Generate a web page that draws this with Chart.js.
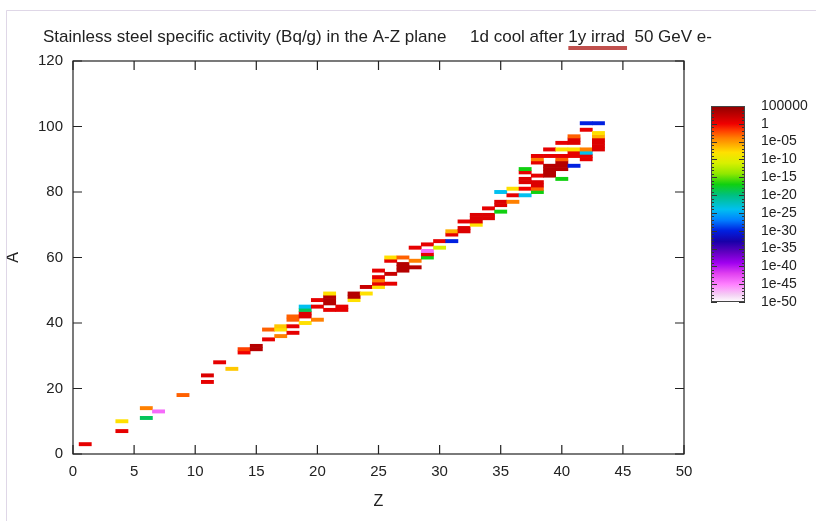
<!DOCTYPE html>
<html>
<head>
<meta charset="utf-8">
<script src="https://cdn.jsdelivr.net/npm/chart.js@4.4.0/dist/chart.umd.min.js"></script>
<style>
  html, body { margin: 0; padding: 0; background: #fff; }
  #wrap { position: relative; width: 816px; height: 521px; }
  #main { position: absolute; left: 0; top: 0; }
  #cbar { position: absolute; left: 700px; top: 76px; }
</style>
</head>
<body>
<div id="wrap">
  <canvas id="main" width="816" height="521"></canvas>
  <canvas id="cbar" width="116" height="256"></canvas>
</div>
<script>
// nuclides seen in the picture: Z, A and log10 of the activity (Bq/g)
const cellZ = [1, 4, 4, 6, 6, 7, 9, 11, 11, 12, 13, 14, 14, 15, 15, 16, 16, 17, 17, 17,
  18, 18, 18, 18, 19, 19, 19, 19, 19, 20, 20, 20, 21, 21, 21, 21, 21, 22, 22,
  23, 23, 23, 24, 24, 25, 25, 25, 25, 25, 26, 26, 26, 26, 27, 27, 27, 27,
  28, 28, 28, 29, 29, 29, 29, 30, 30, 31, 31, 31, 32, 32, 32, 33, 33, 33, 33,
  34, 34, 34, 35, 35, 35, 35, 36, 36, 36, 37, 37, 37, 37, 37, 37,
  38, 38, 38, 38, 38, 38, 38, 38, 39, 39, 39, 39, 39, 39,
  40, 40, 40, 40, 40, 40, 40, 40, 41, 41, 41, 41, 41, 41, 41,
  42, 42, 42, 42, 42, 42, 43, 43, 43, 43, 43, 43, 43];
const cellA = [3, 7, 10, 11, 14, 13, 18, 22, 24, 28, 26, 31, 32, 32, 33, 35, 38, 36, 38, 39,
  37, 39, 41, 42, 40, 42, 43, 44, 45, 41, 45, 47, 44, 46, 47, 48, 49, 44, 45,
  47, 48, 49, 49, 51, 51, 52, 53, 54, 56, 52, 55, 59, 60, 56, 57, 58, 60,
  57, 59, 63, 60, 61, 62, 64, 63, 65, 65, 67, 68, 68, 69, 71, 70, 71, 72, 73,
  72, 73, 75, 74, 76, 77, 80, 77, 79, 81, 79, 81, 83, 84, 86, 87,
  80, 81, 82, 83, 85, 89, 90, 91, 85, 86, 87, 88, 91, 93,
  84, 87, 88, 89, 90, 91, 93, 95, 88, 91, 92, 93, 95, 96, 97,
  90, 91, 92, 93, 99, 101, 93, 94, 95, 96, 97, 98, 101];
const cellLog = [0.5, 0.5, -8, -19, -4, -44, -3, 0.5, 1, 0.5, -7, 0, -2, 3, 3, 0.5, -3, -4, -8, -7,
  0.5, 0.5, -3, -3, -8, 1, 1, -19, -24, -4, 0.5, 0.5, 0.5, 3, 3, 3, -8, 0.5, 0.5,
  -8, 3, 3, -8, 2, -8, 0.5, -4, 0.5, 0.5, 0.5, 2, 0.5, -8, 3, 3, 3, -3,
  3, -4, 0.5, -17, 0.5, -44, 0.5, -11, 0.5, -30, 0.5, -6, 1, 1, 0.5, -8, 1, 1, 1,
  1, 1, 0.5, -17, 1, 1, -24, -4, 0.5, -8, -24, 0, 1, 1, 0.5, -17,
  -17, -3, 1, 1, 0.5, 0.5, -4, 0.5, 3, 3, 3, 3, 0.5, 0.5,
  -17, 3, 3, 3, -3, 0.5, -8, 0.5, -30, 0.5, 0.5, -8, 1, 1, -3,
  0.5, 0.5, -24, -4, 0.5, -30, 1, 1, 1, 1, -6, -8, -30];

// colour bar: log10 range and the labelled steps
const cbMin = -50;
const cbMax = 5;
const cbStep = 5;

// palette stops (log10 value -> colour)
const palLog = [5, 2, 0, -2, -4, -6, -8, -11, -14, -17, -20, -24, -27, -30, -33, -36, -39, -42, -45, -48, -50];
const palColor = ['#8e0000', '#c80000', '#f00000', '#ff4000', '#ff8000', '#ffb000', '#ffe000', '#d8f000',
  '#90e800', '#10d010', '#00c080', '#00c0f0', '#0080ff', '#0020e0', '#1800a8', '#6000c0', '#a000f0',
  '#e040f0', '#ff80ff', '#f4d0f4', '#ffffff'];

const titleText = 'Stainless steel specific activity (Bq/g) in the A-Z plane     1d cool after 1y irrad  50 GeV e-';
const markedText = '1y irrad';
const fontFam = '"Liberation Sans", Arial, Helvetica, sans-serif';

function hexRgb(h) {
  return [parseInt(h.substr(1, 2), 16), parseInt(h.substr(3, 2), 16), parseInt(h.substr(5, 2), 16)];
}

function activityColor(v) {
  if (v >= palLog[0]) return palColor[0];
  for (let i = 1; i < palLog.length; i++) {
    if (v >= palLog[i]) {
      const t = (palLog[i - 1] - v) / (palLog[i - 1] - palLog[i]);
      const a = hexRgb(palColor[i - 1]), b = hexRgb(palColor[i]);
      const c = a.map((x, k) => Math.round(x + (b[k] - x) * t));
      return 'rgb(' + c.join(',') + ')';
    }
  }
  return palColor[palColor.length - 1];
}

const cells = cellZ.map((z, i) => ({ x: z, y: [cellA[i] - 0.5, cellA[i] + 0.5] }));

// title, underline, box and inward ticks like gnuplot
const framePlugin = {
  id: 'frame',
  afterDraw(chart) {
    const ctx = chart.ctx;
    const a = chart.chartArea;
    const xs = chart.scales.x, ys = chart.scales.y;
    ctx.save();
    // faint page frame
    ctx.strokeStyle = 'rgba(215,205,225,0.8)';
    ctx.lineWidth = 1;
    ctx.beginPath();
    ctx.moveTo(6.5, 521); ctx.lineTo(6.5, 10.5); ctx.lineTo(816, 10.5);
    ctx.stroke();

    ctx.font = '17px ' + fontFam;
    ctx.fillStyle = '#222';
    ctx.textBaseline = 'middle';
    ctx.textAlign = 'left';
    const tx = 43, ty = 37;
    ctx.fillText(titleText, tx, ty);
    const idx = titleText.indexOf(markedText);
    const u0 = tx + ctx.measureText(titleText.slice(0, idx)).width;
    const u1 = u0 + ctx.measureText(markedText).width;
    ctx.fillStyle = '#c0504d';
    ctx.fillRect(u0, 46, u1 - u0 + 2, 4);

    ctx.strokeStyle = '#222';
    ctx.lineWidth = 1.2;
    ctx.strokeRect(a.left, a.top, a.right - a.left, a.bottom - a.top);
    ctx.beginPath();
    xs.ticks.forEach(t => {
      const x = xs.getPixelForValue(t.value);
      ctx.moveTo(x, a.bottom); ctx.lineTo(x, a.bottom - 9);
      ctx.moveTo(x, a.top); ctx.lineTo(x, a.top + 9);
    });
    ys.ticks.forEach(t => {
      const y = ys.getPixelForValue(t.value);
      ctx.moveTo(a.left, y); ctx.lineTo(a.left + 9, y);
      ctx.moveTo(a.right, y); ctx.lineTo(a.right - 9, y);
    });
    ctx.stroke();
    ctx.restore();
  }
};

new Chart(document.getElementById('main'), {
  type: 'bar',
  data: {
    datasets: [{
      data: cells,
      backgroundColor: ctx => activityColor(cellLog[ctx.dataIndex]),
      borderWidth: 0,
      barPercentage: 1,
      categoryPercentage: 1
    }]
  },
  options: {
    responsive: false,
    animation: false,
    layout: { padding: { left: 0, top: 61, right: 132, bottom: 0 } },
    plugins: {
      legend: { display: false },
      tooltip: { enabled: false },
      title: { display: false }
    },
    scales: {
      x: {
        type: 'linear',
        min: 0,
        max: 50,
        offset: false,
        grid: { display: false, drawTicks: false, offset: false },
        border: { display: false },
        ticks: { stepSize: 5, padding: 9, color: '#222', font: { family: fontFam, size: 15 } },
        title: { display: true, text: 'Z', color: '#222', font: { family: fontFam, size: 16 }, padding: { top: 0, bottom: 10 } },
        afterFit: s => { s.height = 67; }
      },
      y: {
        min: 0,
        max: 120,
        grid: { display: false, drawTicks: false },
        border: { display: false },
        ticks: { stepSize: 20, padding: 10, color: '#222', font: { family: fontFam, size: 15 } },
        title: { display: true, text: 'A', color: '#222', font: { family: fontFam, size: 16 }, padding: { top: 4, bottom: 0 } },
        afterFit: s => { s.width = 73; }
      }
    }
  },
  plugins: [framePlugin]
});

function cbGradient(chart) {
  const a = chart.chartArea;
  if (!a) return palColor[0];
  const ys = chart.scales.y;
  const top = ys.getPixelForValue(cbMax), bot = ys.getPixelForValue(cbMin);
  const g = chart.ctx.createLinearGradient(0, top, 0, bot);
  palLog.forEach((v, i) => g.addColorStop((cbMax - v) / (cbMax - cbMin), palColor[i]));
  return g;
}

function cbLabel(v) {
  if (v === 5) return '100000';
  if (v === 0) return '1';
  const e = -v;
  return '1e-' + (e < 10 ? '0' + e : e);
}

const cbTicks = {
  id: 'cbTicks',
  afterDatasetsDraw(chart) {
    const ctx = chart.ctx, a = chart.chartArea, ys = chart.scales.y;
    ctx.save();
    ctx.strokeStyle = '#333';
    ctx.lineWidth = 1;
    ctx.beginPath();
    for (let v = cbMin; v <= cbMax; v++) {
      const y = Math.round(ys.getPixelForValue(v)) + 0.5;
      const len = v % cbStep === 0 ? 6 : 3;
      ctx.moveTo(a.left, y); ctx.lineTo(a.left + len, y);
      ctx.moveTo(a.right, y); ctx.lineTo(a.right - len, y);
    }
    ctx.stroke();
    ctx.strokeStyle = '#444';
    ctx.strokeRect(a.left + 0.5, a.top + 0.5, a.right - a.left - 1, a.bottom - a.top - 1);
    ctx.restore();
  }
};

new Chart(document.getElementById('cbar'), {
  type: 'bar',
  data: {
    labels: [''],
    datasets: [{
      data: [[cbMin, cbMax]],
      backgroundColor: ctx => cbGradient(ctx.chart),
      borderWidth: 0,
      barPercentage: 1,
      categoryPercentage: 1
    }]
  },
  options: {
    responsive: false,
    animation: false,
    layout: { padding: { left: 11, top: 30, right: 0, bottom: 30 } },
    plugins: { legend: { display: false }, tooltip: { enabled: false } },
    scales: {
      x: { display: false },
      y: {
        position: 'right',
        min: cbMin,
        max: cbMax,
        grid: { display: false, drawTicks: false },
        border: { display: false },
        ticks: { stepSize: cbStep, autoSkip: false, padding: 16, color: '#222', font: { family: fontFam, size: 14 }, callback: v => cbLabel(v) },
        afterFit: s => { s.width = 71; }
      }
    }
  },
  plugins: [cbTicks]
});
</script>
</body>
</html>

Task →
Of the lines above, how many hold the string "page"? Answer with only the number.

Worked answer →
2